## Goal
Lines holding the string "Write" are the ones to copy; find them all in the data.

## Dataset content
━━━━━━
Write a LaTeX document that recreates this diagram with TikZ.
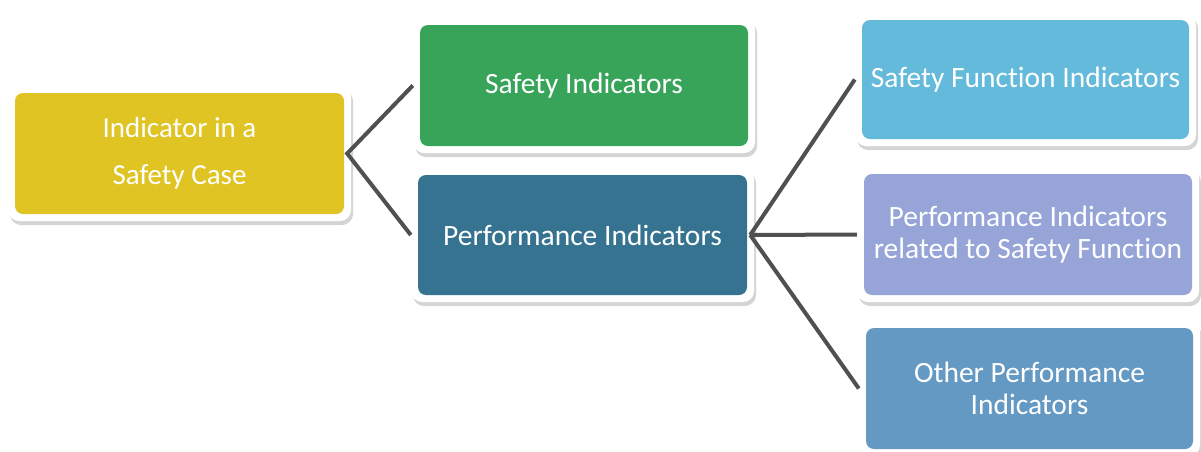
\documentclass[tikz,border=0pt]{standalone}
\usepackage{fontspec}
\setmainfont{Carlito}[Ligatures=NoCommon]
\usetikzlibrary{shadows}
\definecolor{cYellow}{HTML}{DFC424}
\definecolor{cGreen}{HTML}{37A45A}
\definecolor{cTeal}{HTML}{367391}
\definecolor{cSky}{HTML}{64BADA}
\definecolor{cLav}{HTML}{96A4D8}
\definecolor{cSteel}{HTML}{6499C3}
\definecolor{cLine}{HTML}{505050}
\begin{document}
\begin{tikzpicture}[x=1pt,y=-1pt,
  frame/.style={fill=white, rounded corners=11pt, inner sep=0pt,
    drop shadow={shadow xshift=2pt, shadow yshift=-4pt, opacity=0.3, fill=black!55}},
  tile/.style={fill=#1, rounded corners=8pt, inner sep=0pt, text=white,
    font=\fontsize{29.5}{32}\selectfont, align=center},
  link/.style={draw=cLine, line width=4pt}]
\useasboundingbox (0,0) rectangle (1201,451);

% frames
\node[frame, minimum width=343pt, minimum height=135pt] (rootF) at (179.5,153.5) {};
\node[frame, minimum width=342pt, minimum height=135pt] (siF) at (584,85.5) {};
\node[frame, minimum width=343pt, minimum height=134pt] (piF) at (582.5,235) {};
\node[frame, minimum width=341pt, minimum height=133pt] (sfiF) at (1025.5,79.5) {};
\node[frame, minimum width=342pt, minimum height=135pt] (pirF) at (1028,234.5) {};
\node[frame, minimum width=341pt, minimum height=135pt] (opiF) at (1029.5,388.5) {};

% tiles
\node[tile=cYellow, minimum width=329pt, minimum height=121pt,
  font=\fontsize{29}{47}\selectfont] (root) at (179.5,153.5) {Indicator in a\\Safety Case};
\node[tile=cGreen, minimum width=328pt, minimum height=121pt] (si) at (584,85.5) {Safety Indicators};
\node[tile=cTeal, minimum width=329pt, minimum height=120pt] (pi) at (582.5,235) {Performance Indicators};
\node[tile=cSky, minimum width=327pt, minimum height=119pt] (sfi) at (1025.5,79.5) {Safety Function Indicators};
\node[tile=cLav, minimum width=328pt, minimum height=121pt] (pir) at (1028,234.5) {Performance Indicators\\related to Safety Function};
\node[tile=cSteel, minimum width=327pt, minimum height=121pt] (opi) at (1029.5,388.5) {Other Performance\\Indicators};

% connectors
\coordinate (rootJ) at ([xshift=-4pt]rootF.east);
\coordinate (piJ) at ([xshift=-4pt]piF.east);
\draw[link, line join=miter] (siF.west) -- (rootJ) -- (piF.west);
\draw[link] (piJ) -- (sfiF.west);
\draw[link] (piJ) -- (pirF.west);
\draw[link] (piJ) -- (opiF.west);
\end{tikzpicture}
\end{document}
━━━━━━
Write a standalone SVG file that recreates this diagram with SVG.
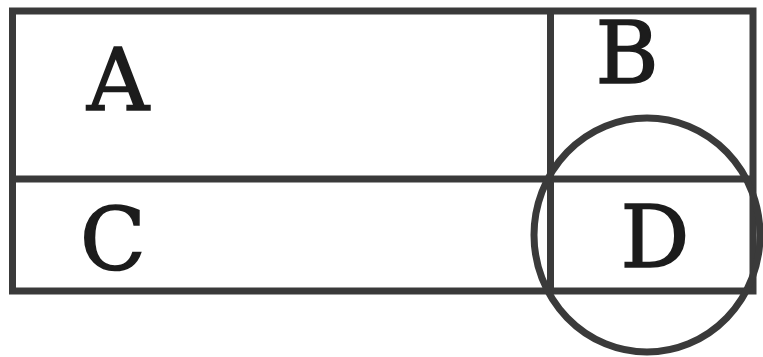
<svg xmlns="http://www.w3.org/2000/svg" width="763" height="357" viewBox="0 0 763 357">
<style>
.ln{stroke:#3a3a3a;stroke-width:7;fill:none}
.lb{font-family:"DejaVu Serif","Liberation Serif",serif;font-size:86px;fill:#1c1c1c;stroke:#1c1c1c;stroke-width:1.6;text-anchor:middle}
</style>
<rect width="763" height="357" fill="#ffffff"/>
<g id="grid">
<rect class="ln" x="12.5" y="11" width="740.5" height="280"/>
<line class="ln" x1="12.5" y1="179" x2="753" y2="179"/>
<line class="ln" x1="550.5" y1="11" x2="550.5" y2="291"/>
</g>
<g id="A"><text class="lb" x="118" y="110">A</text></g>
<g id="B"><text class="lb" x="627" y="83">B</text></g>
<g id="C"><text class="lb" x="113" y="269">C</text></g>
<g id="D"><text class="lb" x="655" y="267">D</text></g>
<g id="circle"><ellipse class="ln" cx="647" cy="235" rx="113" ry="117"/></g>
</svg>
━━━━━━
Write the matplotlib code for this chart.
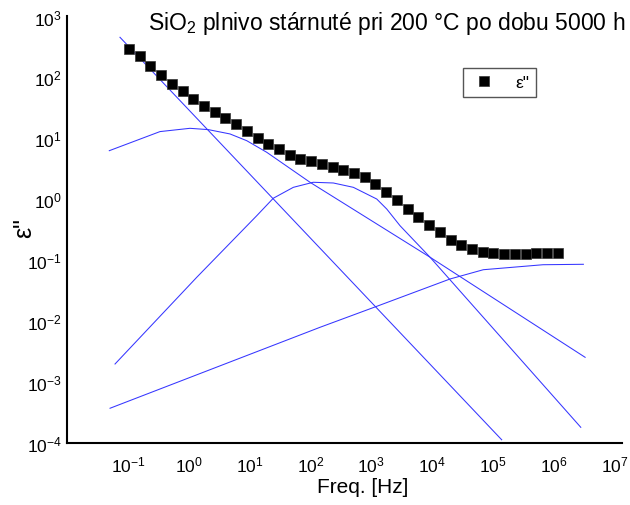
━━━━━━
## Exercise answer
Write a LaTeX document that recreates this diagram with TikZ.
Write a standalone SVG file that recreates this diagram with SVG.
Write the matplotlib code for this chart.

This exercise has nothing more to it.